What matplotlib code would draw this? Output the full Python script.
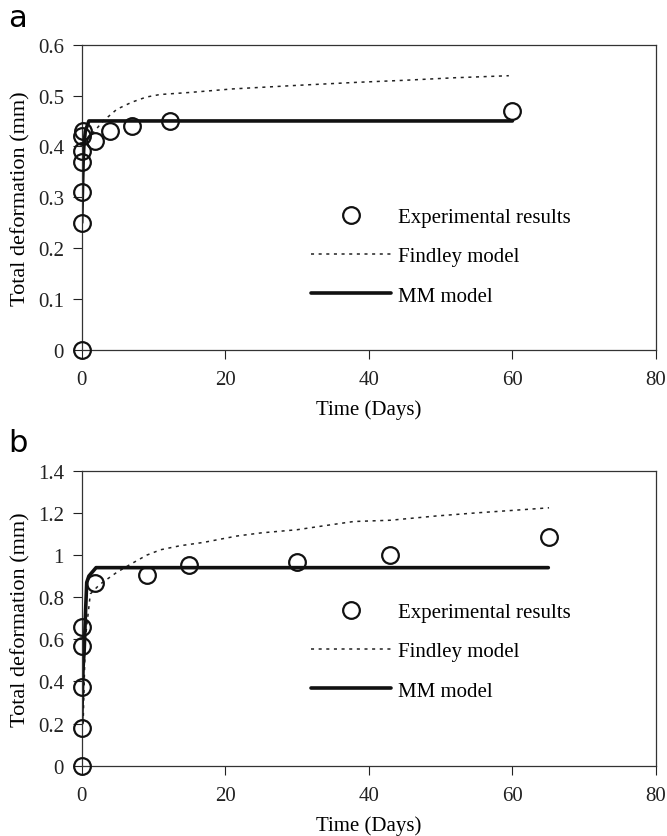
import matplotlib.pyplot as plt

plt.rcParams['font.family'] = 'Liberation Serif'
plt.rcParams['font.size'] = 15

# (a) measured points and model curves
exp_a_t = [0, 0, 0, 0, 0, 0.1, 0.2, 1.9, 4, 7, 12.3, 60]
exp_a_d = [0, 0.25, 0.31, 0.37, 0.39, 0.42, 0.43, 0.41, 0.43, 0.44, 0.45, 0.47]
find_a_t = [0.3, 0.8, 1.6, 3, 4.9, 7, 9, 10.9, 15, 21, 30, 38.4, 45, 52, 59.5]
find_a_d = [0.40, 0.415, 0.427, 0.45, 0.473, 0.487, 0.497, 0.502, 0.506, 0.513, 0.52, 0.526, 0.53, 0.535, 0.539]
mm_a_t = [0, 0.1, 0.2, 0.3, 0.5, 1.0, 60]
mm_a_d = [0.25, 0.31, 0.37, 0.40, 0.43, 0.45, 0.45]

# (b)
exp_b_t = [0, 0, 0, 0, 0, 1.9, 9.1, 15, 30, 42.9, 65.1]
exp_b_d = [0, 0.18, 0.375, 0.57, 0.66, 0.867, 0.907, 0.952, 0.967, 0.998, 1.085]
find_b_t = [0.2, 0.5, 1.2, 2.5, 4.9, 7, 9.1, 11, 13.7, 17, 21.6, 25, 30, 34, 37.9, 43, 49.3, 55, 59.7, 65.1]
find_b_d = [0.2, 0.6, 0.815, 0.86, 0.918, 0.96, 1.0, 1.025, 1.044, 1.06, 1.09, 1.105, 1.12, 1.14, 1.159, 1.165, 1.185, 1.2, 1.211, 1.224]
mm_b_t = [0, 0.1, 0.2, 0.35, 0.5, 0.7, 1.0, 2.0, 65]
mm_b_d = [0.2, 0.35, 0.47, 0.55, 0.7, 0.87, 0.9, 0.94, 0.94]

panels = [
    ('a', exp_a_t, exp_a_d, find_a_t, find_a_d, mm_a_t, mm_a_d,
     [0.1225, 0.581, 0.861, 0.3644], 0.6, 0.1, (0.384, 0.494), 0.9677),
    ('b', exp_b_t, exp_b_d, find_b_t, find_b_d, mm_b_t, mm_b_d,
     [0.1225, 0.084, 0.861, 0.3524], 1.4, 0.2, (0.384, 0.582), 0.46),
]

fig = plt.figure(figsize=(6.67, 8.37), dpi=100)

for tag, et, ed, ft, fd, mt, md, rect, ymax, ystep, anchor, tag_y in panels:
    ax = fig.add_axes(rect)
    ln_f, = ax.plot(ft, fd, color='#222222', lw=1.1, dashes=(2, 3))
    ln_m, = ax.plot(mt, md, color='#111111', lw=2.6, solid_capstyle='round')
    ln_e, = ax.plot(et, ed, 'o', mfc='none', mec='#111111', ms=12, mew=1.6,
                    clip_on=False, zorder=5)
    ax.set_xlim(0, 80)
    ax.set_ylim(0, ymax)
    ax.set_xticks([0, 20, 40, 60, 80])
    n = int(round(ymax / ystep))
    yt = [round(i * ystep, 1) for i in range(n + 1)]
    ax.set_yticks(yt)
    ax.set_yticklabels(['%g' % v for v in yt])
    ax.tick_params(direction='out', length=6.3, width=0.8,
                   colors='#222222', labelsize=15)
    ax.tick_params(axis='x', pad=8)
    ax.tick_params(axis='y', pad=6.5)
    for s in ax.spines.values():
        s.set_color('#333333')
        s.set_linewidth(0.9)
    ax.set_xlabel('Time (Days)', labelpad=8)
    ax.set_ylabel('Total deformation (mm)', labelpad=5, fontsize=16)
    ax.legend([ln_e, ln_f, ln_m],
              ['Experimental results', 'Findley model', 'MM model'],
              frameon=False, loc='upper left', bbox_to_anchor=anchor,
              handlelength=3.85, handletextpad=0.34, labelspacing=0.95,
              numpoints=1, borderaxespad=0, fontsize=15)
    fig.text(0.012, tag_y, tag, family='DejaVu Sans', fontsize=22,
             va='baseline')

fig.savefig('out.png', dpi=100)
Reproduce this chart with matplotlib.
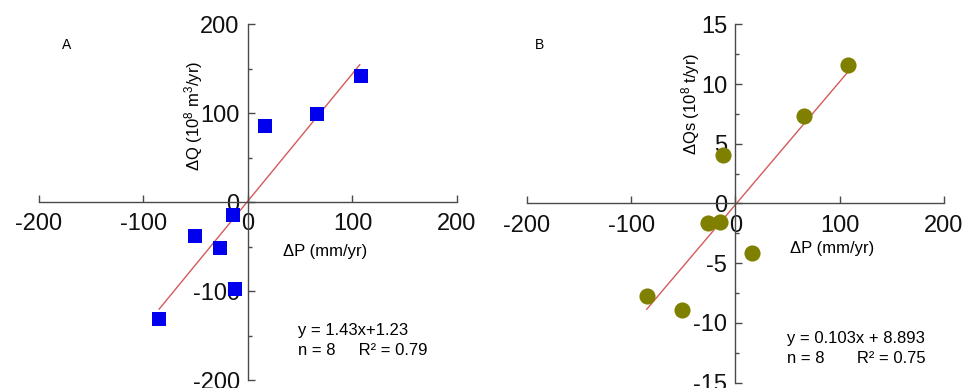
import numpy as np
import matplotlib
matplotlib.use("Agg")
import matplotlib.pyplot as plt
from matplotlib.ticker import MultipleLocator

plt.rcParams['font.family'] = ['Liberation Sans', 'DejaVu Sans']
plt.rcParams['mathtext.fontset'] = 'custom'
plt.rcParams['mathtext.rm'] = 'Liberation Sans'
plt.rcParams['mathtext.default'] = 'regular'
plt.rcParams['axes.unicode_minus'] = False

# Data
dP = [108, 66, 16, -14, -51, -27, -12, -85]
dQ = [142, 98.5, 85.5, -14.5, -38, -51.5, -98, -131.5]

dP_b = [108, 66, -12, -26.5, -14.5, 16, -85, -51.5]
dQs = [11.57, 7.3, 4.05, -1.63, -1.52, -4.18, -7.78, -8.9]

fit_a = (1.43, 1.23)
fit_b = (0.103, -0.1)
fit_range = (-85, 107)

x_ticks = [-200, -100, 0, 100, 200]
ya_ticks = [-200, -100, 0, 100, 200]
yb_ticks = [-15, -10, -5, 0, 5, 10, 15]

axis_col = '#4a4a4a'
line_col = '#d45a5a'

fig = plt.figure(figsize=(9.63, 3.88), dpi=100)
axA = fig.add_axes([0.0405, 0.0206, 0.434, 0.9175])
axB = fig.add_axes([0.547, 0.0137, 0.4333, 0.9237])


def style(ax, ylim, yticks, yminor):
    ax.set_xlim(-200, 200)
    ax.set_ylim(*ylim)
    for s in ['top', 'right']:
        ax.spines[s].set_visible(False)
    ax.spines['left'].set_position(('data', 0))
    ax.spines['bottom'].set_position(('data', 0))
    for s in ['left', 'bottom']:
        ax.spines[s].set_color(axis_col)
        ax.spines[s].set_linewidth(1.0)
    ax.set_xticks(x_ticks)
    ax.set_yticks(yticks)
    ax.yaxis.set_minor_locator(MultipleLocator(yminor))
    ax.tick_params(axis='both', which='both', direction='in', color=axis_col,
                   labelsize=17, width=1.0, labelcolor='#111111')
    ax.tick_params(axis='both', which='major', length=5)
    ax.tick_params(axis='y', which='minor', length=3)
    ax.tick_params(axis='x', pad=8)
    ax.tick_params(axis='y', pad=6)
    ax.patch.set_visible(False)


style(axA, (-200, 200), ya_ticks, 50)
style(axB, (-15, 15), yb_ticks, 2.5)

xs = np.array(fit_range)
axA.plot(xs, fit_a[0] * xs + fit_a[1], color=line_col, lw=1.0, zorder=2)
axA.scatter(dP, dQ, marker='s', s=100, color='#0000ee', zorder=3, linewidths=0)

axB.plot(xs, fit_b[0] * xs + fit_b[1], color=line_col, lw=1.0, zorder=2)
axB.scatter(dP_b, dQs, marker='o', s=135, color='#808000', zorder=3, linewidths=0)

# Labels
axA.text(-52, 97, r'ΔQ (10$^{8}$ m$^{3}$/yr)', rotation=90, ha='center', va='center', fontsize=12)
axA.text(74, -56, 'ΔP (mm/yr)', ha='center', va='center', fontsize=12)
axA.text(-174, 176, 'A', ha='center', va='center', fontsize=10)
axA.text(48, -144, 'y = 1.43x+1.23', ha='left', va='center', fontsize=12)
axA.text(48, -167, 'n = 8     R² = 0.79', ha='left', va='center', fontsize=12)

axB.text(-43, 8.3, r'ΔQs (10$^{8}$ t/yr)', rotation=90, ha='center', va='center', fontsize=12)
axB.text(93, -3.74, 'ΔP (mm/yr)', ha='center', va='center', fontsize=12)
axB.text(-188, 13.3, 'B', ha='center', va='center', fontsize=10)
axB.text(49, -11.3, 'y = 0.103x + 8.893', ha='left', va='center', fontsize=12)
axB.text(49, -13.0, 'n = 8       R² = 0.75', ha='left', va='center', fontsize=12)

fig.savefig('out.png', dpi=100)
■ ■ ■ ■
Include the first line of the records, the line containing "mm_a_d = [0.25, 0.31, 0.37, 0.40, 0.43, 0.45, 0.45]", and every line between them, repeated exactly. Skip the pictures.

## TASK RESULT
What matplotlib code would draw this? Output the full Python script.
import matplotlib.pyplot as plt

plt.rcParams['font.family'] = 'Liberation Serif'
plt.rcParams['font.size'] = 15

# (a) measured points and model curves
exp_a_t = [0, 0, 0, 0, 0, 0.1, 0.2, 1.9, 4, 7, 12.3, 60]
exp_a_d = [0, 0.25, 0.31, 0.37, 0.39, 0.42, 0.43, 0.41, 0.43, 0.44, 0.45, 0.47]
find_a_t = [0.3, 0.8, 1.6, 3, 4.9, 7, 9, 10.9, 15, 21, 30, 38.4, 45, 52, 59.5]
find_a_d = [0.40, 0.415, 0.427, 0.45, 0.473, 0.487, 0.497, 0.502, 0.506, 0.513, 0.52, 0.526, 0.53, 0.535, 0.539]
mm_a_t = [0, 0.1, 0.2, 0.3, 0.5, 1.0, 60]
mm_a_d = [0.25, 0.31, 0.37, 0.40, 0.43, 0.45, 0.45]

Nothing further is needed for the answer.